— TASK DETAILS —
Without the pictures, copy the entries below word for word.

— RAW DATA —
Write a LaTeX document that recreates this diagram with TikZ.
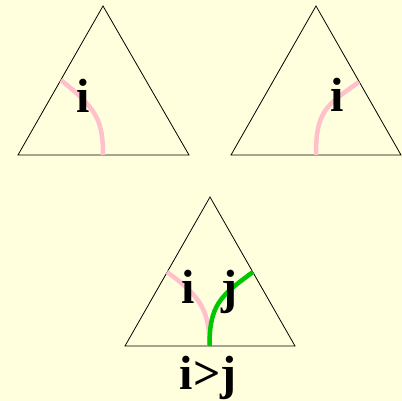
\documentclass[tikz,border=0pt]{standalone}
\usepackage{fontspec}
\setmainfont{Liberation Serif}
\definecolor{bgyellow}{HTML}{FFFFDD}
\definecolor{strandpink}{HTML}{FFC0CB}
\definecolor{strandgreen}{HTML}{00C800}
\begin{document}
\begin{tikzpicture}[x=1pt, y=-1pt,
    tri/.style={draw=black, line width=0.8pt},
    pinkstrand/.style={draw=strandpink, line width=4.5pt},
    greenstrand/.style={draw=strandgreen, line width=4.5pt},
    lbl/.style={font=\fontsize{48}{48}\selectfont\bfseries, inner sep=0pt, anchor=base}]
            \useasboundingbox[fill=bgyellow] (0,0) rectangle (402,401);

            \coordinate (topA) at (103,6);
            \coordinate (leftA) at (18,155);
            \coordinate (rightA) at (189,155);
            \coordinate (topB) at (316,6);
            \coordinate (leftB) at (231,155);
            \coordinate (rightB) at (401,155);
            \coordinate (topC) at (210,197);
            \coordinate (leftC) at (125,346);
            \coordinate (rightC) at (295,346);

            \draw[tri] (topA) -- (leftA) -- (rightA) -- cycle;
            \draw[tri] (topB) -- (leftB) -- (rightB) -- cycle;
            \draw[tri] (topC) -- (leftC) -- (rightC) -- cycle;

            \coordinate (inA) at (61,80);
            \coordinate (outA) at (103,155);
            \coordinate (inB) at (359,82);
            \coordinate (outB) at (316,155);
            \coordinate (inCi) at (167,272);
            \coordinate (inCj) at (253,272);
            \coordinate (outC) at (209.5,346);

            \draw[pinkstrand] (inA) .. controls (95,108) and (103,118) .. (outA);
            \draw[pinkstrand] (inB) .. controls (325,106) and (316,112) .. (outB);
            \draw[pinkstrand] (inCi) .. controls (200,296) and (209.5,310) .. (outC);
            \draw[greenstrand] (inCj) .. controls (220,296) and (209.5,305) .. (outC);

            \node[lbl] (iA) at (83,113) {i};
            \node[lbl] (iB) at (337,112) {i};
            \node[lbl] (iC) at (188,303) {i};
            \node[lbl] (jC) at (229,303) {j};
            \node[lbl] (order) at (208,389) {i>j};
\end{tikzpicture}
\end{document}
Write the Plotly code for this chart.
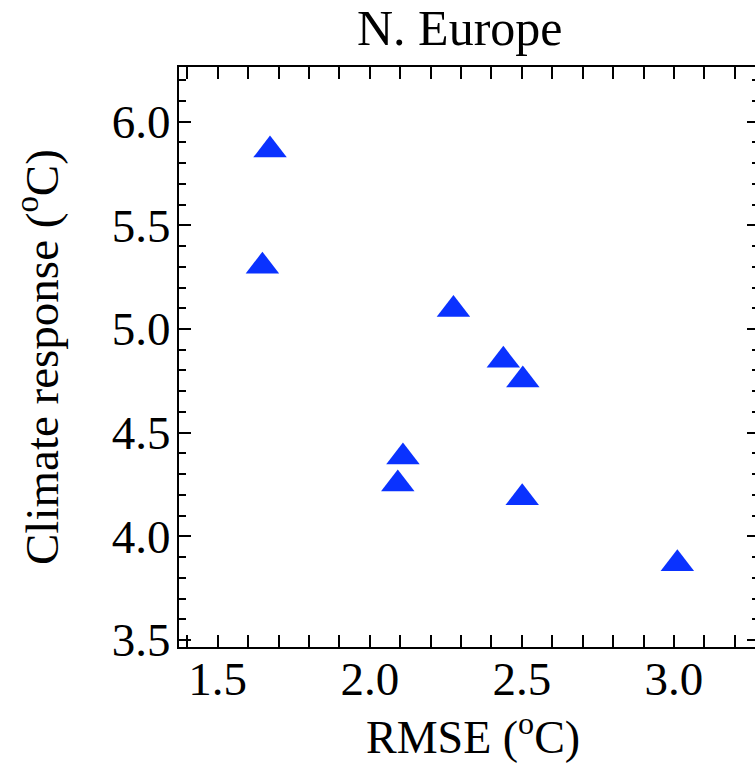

— EXERCISE RESULT —
Write a LaTeX document that recreates this diagram with TikZ.
\documentclass[tikz,border=0pt]{standalone}
\usepackage{fontspec}
\setmainfont{Liberation Serif}
\definecolor{bgyellow}{HTML}{FFFFDD}
\definecolor{strandpink}{HTML}{FFC0CB}
\definecolor{strandgreen}{HTML}{00C800}
\begin{document}
\begin{tikzpicture}[x=1pt, y=-1pt,
    tri/.style={draw=black, line width=0.8pt},
    pinkstrand/.style={draw=strandpink, line width=4.5pt},
    greenstrand/.style={draw=strandgreen, line width=4.5pt},
    lbl/.style={font=\fontsize{48}{48}\selectfont\bfseries, inner sep=0pt, anchor=base}]
            \useasboundingbox[fill=bgyellow] (0,0) rectangle (402,401);

            \coordinate (topA) at (103,6);
            \coordinate (leftA) at (18,155);
            \coordinate (rightA) at (189,155);
            \coordinate (topB) at (316,6);
            \coordinate (leftB) at (231,155);
            \coordinate (rightB) at (401,155);
            \coordinate (topC) at (210,197);
            \coordinate (leftC) at (125,346);
            \coordinate (rightC) at (295,346);

            \draw[tri] (topA) -- (leftA) -- (rightA) -- cycle;
            \draw[tri] (topB) -- (leftB) -- (rightB) -- cycle;
            \draw[tri] (topC) -- (leftC) -- (rightC) -- cycle;

            \coordinate (inA) at (61,80);
            \coordinate (outA) at (103,155);
            \coordinate (inB) at (359,82);
            \coordinate (outB) at (316,155);
            \coordinate (inCi) at (167,272);
            \coordinate (inCj) at (253,272);
            \coordinate (outC) at (209.5,346);

            \draw[pinkstrand] (inA) .. controls (95,108) and (103,118) .. (outA);
            \draw[pinkstrand] (inB) .. controls (325,106) and (316,112) .. (outB);
            \draw[pinkstrand] (inCi) .. controls (200,296) and (209.5,310) .. (outC);
            \draw[greenstrand] (inCj) .. controls (220,296) and (209.5,305) .. (outC);

            \node[lbl] (iA) at (83,113) {i};
            \node[lbl] (iB) at (337,112) {i};
            \node[lbl] (iC) at (188,303) {i};
            \node[lbl] (jC) at (229,303) {j};
            \node[lbl] (order) at (208,389) {i>j};
\end{tikzpicture}
\end{document}
Write the Plotly code for this chart.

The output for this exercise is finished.